Perhaps, here again, the answer may be in the system, if the team is willing to make the move. There are a couple of Defensemen down in Wilkes Barre – Scranton (WBS) big enough to fill this role; Andrey Pedan and Jarred Tinordi, and Pedan has shown the inclination to do just that. Neither of these players have been able to crack an NHL line-up for other teams, but they are still pretty young for Defensemen and they may just not have fit those teams. Here in Pittsburgh, where the team is loaded with smaller puck moving Defensemen, a more bruising style may be the perfect compliment.
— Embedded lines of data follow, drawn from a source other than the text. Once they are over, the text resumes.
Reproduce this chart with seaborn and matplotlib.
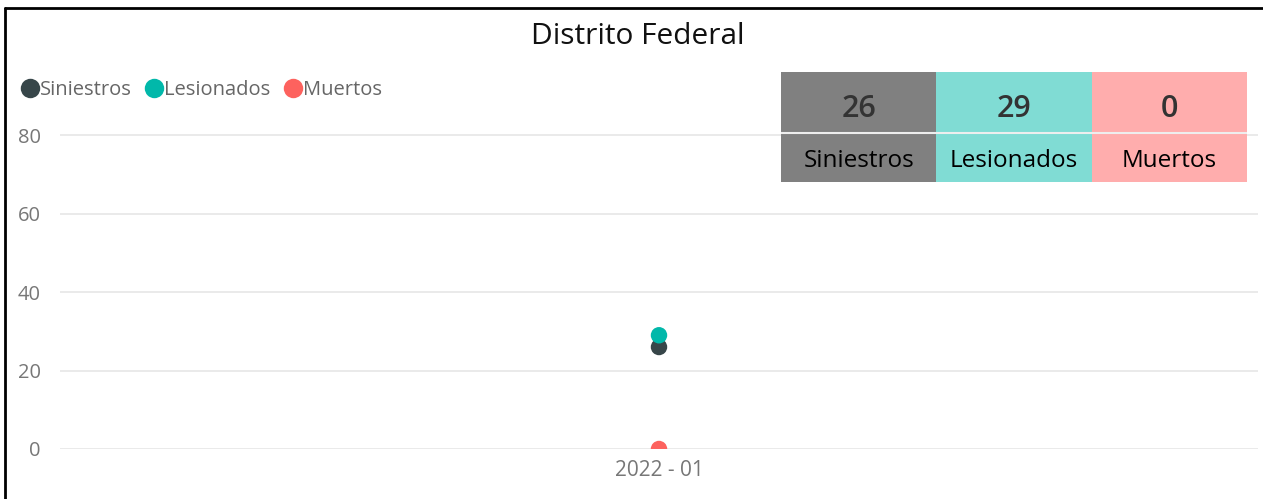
import matplotlib
matplotlib.use("Agg")
import matplotlib.pyplot as plt
import seaborn as sns
import pandas as pd
from matplotlib.lines import Line2D

# ---- data ----
periods = ["2022 - 01"]
series = ["Siniestros", "Lesionados", "Muertos"]
siniestros = [26]
lesionados = [29]
muertos = [0]
totals = [26, 29, 0]
yticks = [0, 20, 40, 60, 80]
title = "Distrito Federal"

dot_colors = ["#374649", "#01B8AA", "#FD625E"]
card_colors = ["#808080", "#80DCD4", "#FFADAD"]

sns.set_theme(style="white")
plt.rcParams["font.family"] = ["Open Sans", "DejaVu Sans"]

df = pd.DataFrame({
    "Periodo": periods * 3,
    "Serie": [series[0]] * len(periods) + [series[1]] * len(periods) + [series[2]] * len(periods),
    "Valor": siniestros + lesionados + muertos,
})

W, H = 1263, 499
fig = plt.figure(figsize=(W / 100, H / 100), dpi=100)
fig.patch.set_facecolor("white")

ax = fig.add_axes([60 / W, (H - 449) / H, (1258 - 60) / W, (449 - 96) / H])
sns.scatterplot(data=df, x="Periodo", y="Valor", hue="Serie", hue_order=series,
                palette=dot_colors, s=140, edgecolor="none", legend=False, ax=ax,
                zorder=3)
ax.set_xlim(-0.5, 0.5)
ax.set_ylim(0, 90)
ax.set_yticks(yticks)
ax.set_yticklabels([str(v) for v in yticks], fontsize=14.5, color="#777777")
ax.tick_params(axis="y", length=0, pad=14)
ax.tick_params(axis="x", length=0, pad=8, labelsize=15, labelcolor="#777777")
for lab in ax.get_yticklabels():
    lab.set_horizontalalignment("right")
ax.grid(axis="y", color="#E6E6E6", linewidth=1.2)
ax.set_axisbelow(True)
for sp in ax.spines.values():
    sp.set_visible(False)
ax.set_xlabel("")
ax.set_ylabel("")

# title
fig.text(638 / W, (H - 36) / H, title, ha="center", va="center", fontsize=21.5, color="#111111")

# legend
handles = [Line2D([0], [0], marker="o", linestyle="none", markersize=14,
                  markerfacecolor=c, markeredgecolor="none") for c in dot_colors]
fig.legend(handles, series, loc="center left", bbox_to_anchor=(10 / W, (H - 90) / H),
           ncol=3, frameon=False, handletextpad=-0.1, columnspacing=0.5,
           handlelength=1.2, fontsize=14.5, labelcolor="#666666", borderaxespad=0)

# KPI cards
tax = fig.add_axes([781 / W, (H - 182) / H, (1247 - 781) / W, (182 - 72) / H])
tax.bar(range(len(series)), [1] * len(series), width=1.0, bottom=0, color=card_colors,
        edgecolor="none")
tax.set_xlim(-0.5, len(series) - 0.5)
tax.set_ylim(0, 1)
tax.axhline(0.445, color="#EEEEEE", linewidth=1.5)
for i, (name, val) in enumerate(zip(series, totals)):
    tax.text(i, 0.665, str(val), ha="center", va="center", fontsize=22, color="#333333",
             fontweight="semibold")
    tax.text(i, 0.19, name, ha="center", va="center", fontsize=17.5, color="#000000")
tax.axis("off")

# border lines
fig.add_artist(Line2D([5 / W, 5 / W], [0, (H - 8) / H], color="#000000", linewidth=2,
                      transform=fig.transFigure))
fig.add_artist(Line2D([5 / W, 1], [(H - 8) / H, (H - 8) / H], color="#000000", linewidth=2,
                      transform=fig.transFigure))

fig.savefig("out.png", dpi=100)
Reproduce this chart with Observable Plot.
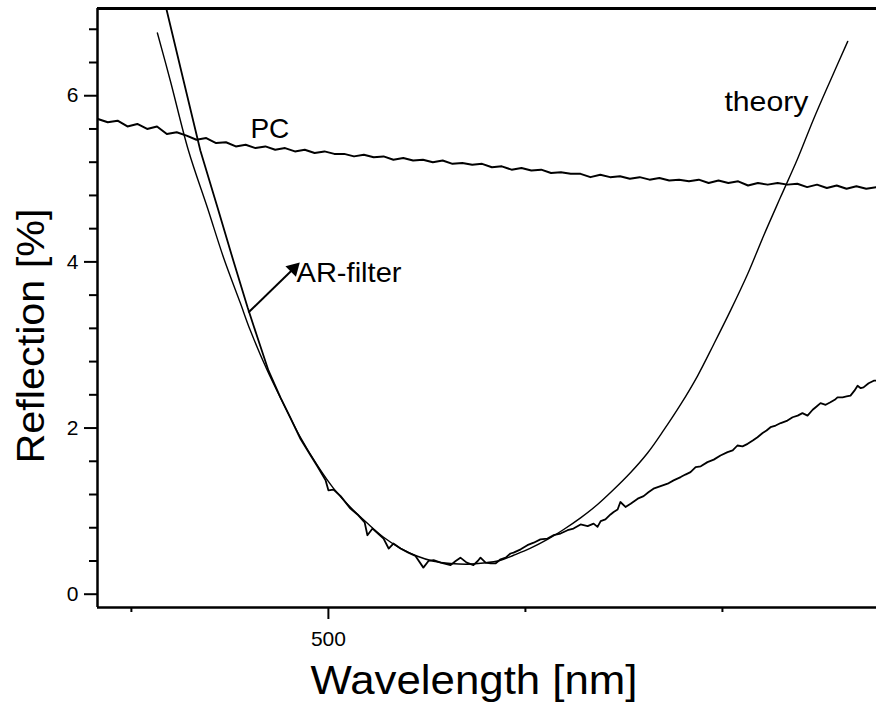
<!DOCTYPE html>
<html><head><meta charset="utf-8">
<script src="https://cdn.jsdelivr.net/npm/d3@7"></script>
<script src="https://cdn.jsdelivr.net/npm/@observablehq/plot@0.6"></script>
<style>
body{margin:0;background:#fff;}
</style></head><body><div id="chart"></div>
<script>
// Axes
const xDomain = [441.4, 639.1];
const yDomain = [-0.16, 7.05];
const xMajorTicks = [500];
const xMinorTicks = [450, 550, 600];
const yMajorTicks = [0, 2, 4, 6];
const yMinorTicks = [0.4, 0.8, 1.2, 1.6, 2.4, 2.8, 3.2, 3.6, 4.4, 4.8, 5.2, 5.6, 6.4, 6.8];

// PC (measured reflection of bare PC)
const pcWavelength = [441.5,444,446.5,449,451.5,454,456.5,459,461.5,464,466.5,469,471.5,474,476.5,479,481.5,484,486.5,489,491.5,494,496.5,499,501.5,504,506.5,509,511.5,514,516.5,519,521.5,524,526.5,529,531.5,534,536.5,539,541.5,544,546.5,549,551.5,554,556.5,559,561.5,564,566.5,569,571.5,574,576.5,579,581.5,584,586.5,589,591.5,594,596.5,599,601.5,604,606.5,609,611.5,614,616.5,619,621.5,624,626.5,629,631.5,634,636.5,639];
const pcReflection = [5.72,5.68,5.70,5.63,5.66,5.60,5.63,5.54,5.56,5.52,5.47,5.49,5.43,5.44,5.39,5.41,5.37,5.39,5.35,5.37,5.33,5.35,5.31,5.33,5.30,5.30,5.27,5.29,5.26,5.27,5.23,5.25,5.22,5.23,5.20,5.22,5.18,5.19,5.17,5.18,5.14,5.15,5.11,5.13,5.10,5.11,5.07,5.08,5.06,5.06,5.02,5.05,5.02,5.03,5.00,5.02,4.99,5.01,4.98,4.99,4.97,4.99,4.95,4.98,4.95,4.97,4.92,4.95,4.93,4.95,4.93,4.94,4.90,4.93,4.89,4.92,4.88,4.91,4.88,4.90];

// theory curve
const theoryWavelength = [456.6,459.9,464.5,469.3,473.4,477.7,480.2,484.5,487.8,492.9,497.2,501.3,505.6,509.9,514.0,518.3,522.6,526.7,531.0,535.3,539.4,543.7,547.0,551.3,555.6,559.7,564.0,568.3,572.4,576.7,581.0,585.1,589.4,593.7,597.8,602.1,606.4,610.4,614.7,619.1,623.1,627.4,631.8];
const theoryReflection = [6.755,6.178,5.337,4.651,4.050,3.498,3.173,2.692,2.368,1.887,1.550,1.274,1.046,0.853,0.685,0.553,0.457,0.397,0.370,0.361,0.375,0.409,0.469,0.554,0.659,0.779,0.919,1.079,1.259,1.464,1.699,1.974,2.284,2.629,3.009,3.419,3.854,4.309,4.774,5.244,5.714,6.184,6.654];

// AR-filter (measured)
const arWavelength = [458.9,463.2,467.5,471.9,475.9,479.5,482.0,484.8,487.9,490.4,492.9,495.5,497.2,499.3,500.0,501.3,503.1,505.6,507.6,509.2,509.9,511.2,514.0,515.3,516.5,518.3,520.3,522.1,524.1,525.4,526.7,528.5,531.0,532.3,533.5,535.1,536.8,537.9,538.6,539.9,541.2,542.4,543.7,545.0,546.2,547.0,548.8,550.5,552.1,553.8,555.6,557.1,558.9,560.7,562.2,564.0,565.8,567.3,568.3,569.1,570.3,571.6,572.4,573.4,574.1,575.4,576.7,578.5,580.0,581.3,582.5,584.3,586.1,587.6,589.4,590.6,591.9,593.2,594.5,596.2,597.8,599.5,601.3,602.6,603.8,605.1,606.4,607.7,608.9,610.2,611.2,612.2,613.5,614.8,616.5,617.8,619.1,620.3,621.6,622.9,623.9,624.9,626.2,627.4,628.5,629.2,630.5,631.5,632.5,633.5,634.3,635.1,635.8,637.1,638.4,639.1];
const arReflection = [7.04,6.19,5.34,4.65,4.01,3.45,3.09,2.69,2.36,2.12,1.87,1.67,1.54,1.37,1.25,1.26,1.18,1.03,0.95,0.865,0.71,0.79,0.67,0.55,0.61,0.55,0.50,0.46,0.32,0.40,0.41,0.38,0.35,0.40,0.44,0.38,0.35,0.40,0.44,0.38,0.37,0.37,0.42,0.44,0.49,0.50,0.54,0.59,0.62,0.66,0.67,0.71,0.73,0.77,0.79,0.84,0.82,0.85,0.81,0.88,0.90,0.96,0.99,1.02,1.11,1.05,1.09,1.15,1.18,1.23,1.27,1.30,1.33,1.37,1.41,1.44,1.47,1.53,1.54,1.59,1.62,1.67,1.71,1.73,1.79,1.78,1.81,1.85,1.89,1.94,1.97,2.01,2.03,2.06,2.09,2.13,2.15,2.18,2.15,2.22,2.26,2.30,2.28,2.31,2.34,2.37,2.37,2.38,2.39,2.45,2.51,2.48,2.49,2.54,2.57,2.57];

// annotations (data coordinates)
const labelText = ["PC", "theory", "AR-filter"];
const labelWavelength = [480.2, 600.5, 491.9];
const labelReflection = [5.60, 5.93, 3.87];
const arrowFrom = [479.7, 3.39];
const arrowTo = [491.2, 3.92];

const pc = pcWavelength.map((x, i) => ({x, y: pcReflection[i]}));
const theory = theoryWavelength.map((x, i) => ({x, y: theoryReflection[i]}));
const ar = arWavelength.map((x, i) => ({x, y: arReflection[i]}));
const labels = labelText.map((t, i) => ({t, x: labelWavelength[i], y: labelReflection[i]}));
const arrow = [{x1: arrowFrom[0], y1: arrowFrom[1], x2: arrowTo[0], y2: arrowTo[1]}];

const chart = Plot.plot({
  width: 876, height: 712,
  marginLeft: 97, marginRight: 0, marginTop: 8, marginBottom: 105,
  x: {domain: xDomain},
  y: {domain: yDomain},
  style: {fontFamily: "'Liberation Sans', Arial, sans-serif", fontSize: "21px", color: "black", background: "white"},
  marks: [
    Plot.axisY(yMajorTicks, {tickSize: 13, tickPadding: 6, strokeWidth: 2, fontSize: 21, tickFormat: d => String(d), label: null}),
    Plot.axisY(yMinorTicks, {tickSize: 8, strokeWidth: 2, tickFormat: () => "", label: null}),
    Plot.axisX(xMajorTicks, {tickSize: 12, tickPadding: 12, strokeWidth: 2, fontSize: 21, tickFormat: d => String(d), label: null}),
    Plot.axisX(xMinorTicks, {tickSize: 5, strokeWidth: 2, tickFormat: () => "", label: null}),
    Plot.ruleX([xDomain[0]], {strokeWidth: 2.5}),
    Plot.ruleY([yDomain[0]], {strokeWidth: 2.5}),
    Plot.ruleY([yDomain[1]], {strokeWidth: 3}),
    Plot.line(pc, {x: "x", y: "y", strokeWidth: 2, curve: "linear"}),
    Plot.line(theory, {x: "x", y: "y", strokeWidth: 1.4, curve: "catmull-rom"}),
    Plot.line(ar, {x: "x", y: "y", strokeWidth: 1.8}),
    Plot.link(arrow, {x1: "x1", y1: "y1", x2: "x2", y2: "y2", strokeWidth: 2}),
    Plot.dot(arrow, {x: "x2", y: "y2", symbol: "triangle", fill: "black", r: 5.5, rotate: 45}),
    Plot.text(labels, {x: "x", y: "y", text: "t", textAnchor: "start", fontSize: 28}),
    Plot.text(["Wavelength [nm]"], {frameAnchor: "bottom", textAnchor: "middle", lineAnchor: "middle", dx: -13, dy: 74, fontSize: 40}),
    Plot.text(["Reflection [%]"], {frameAnchor: "left", textAnchor: "middle", lineAnchor: "middle", dx: -66, dy: 28, rotate: -90, fontSize: 38})
  ]
});
// stretch titles/labels to the reference's text lengths
const stretch = {"Wavelength [nm]": 327, "Reflection [%]": 255, "theory": 84, "AR-filter": 105};
d3.select(chart).selectAll("text").each(function() {
  const L = stretch[this.textContent];
  if (L) { this.setAttribute("textLength", L); this.setAttribute("lengthAdjust", "spacingAndGlyphs"); }
});
document.getElementById("chart").appendChild(chart);
</script></body></html>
You never know if you don’t try.
And if the team takes a look now, they will still have time to make a trade later.
Regardless of how the Penguins address their defensive concerns about a lack of physical presence in their own zone, this area does need to be addressed if they truly want to try for a 3-peat.
I really don’t envy you Mr Rutherford; it is great when you make the right decisions and are the hero but when you don’t make the right call you are the goat and sometimes people forget when you made the right call. It really isn’t easy to know when to hold’em and when to fold’em.
Odds and Sods
WBS seems to be back to their winning ways; Daniel Sprong is rolling again. He had 2 goals last night, including the game winner as the Baby Penguins beat Springfield 6 -3. Sprong’s 2 goals give him 14 for the season.
Zach Aston-Reese had 3 assists during the game to give him 10 in 22 games. Aston-Reese also seems to be providing a physical presence up front with 40 PIM. Defensively, he would also appear to be playing responsibly, his +/- is +9.
Andrey Pedan also had a solid game for our Farm associates; he opened up the scoring with his second goal of the season and picked up an assist, giving him 2 goals and 9 assists in 21 games. The big Russian blue-liner also has spent 33 minutes in the Sin-Bin.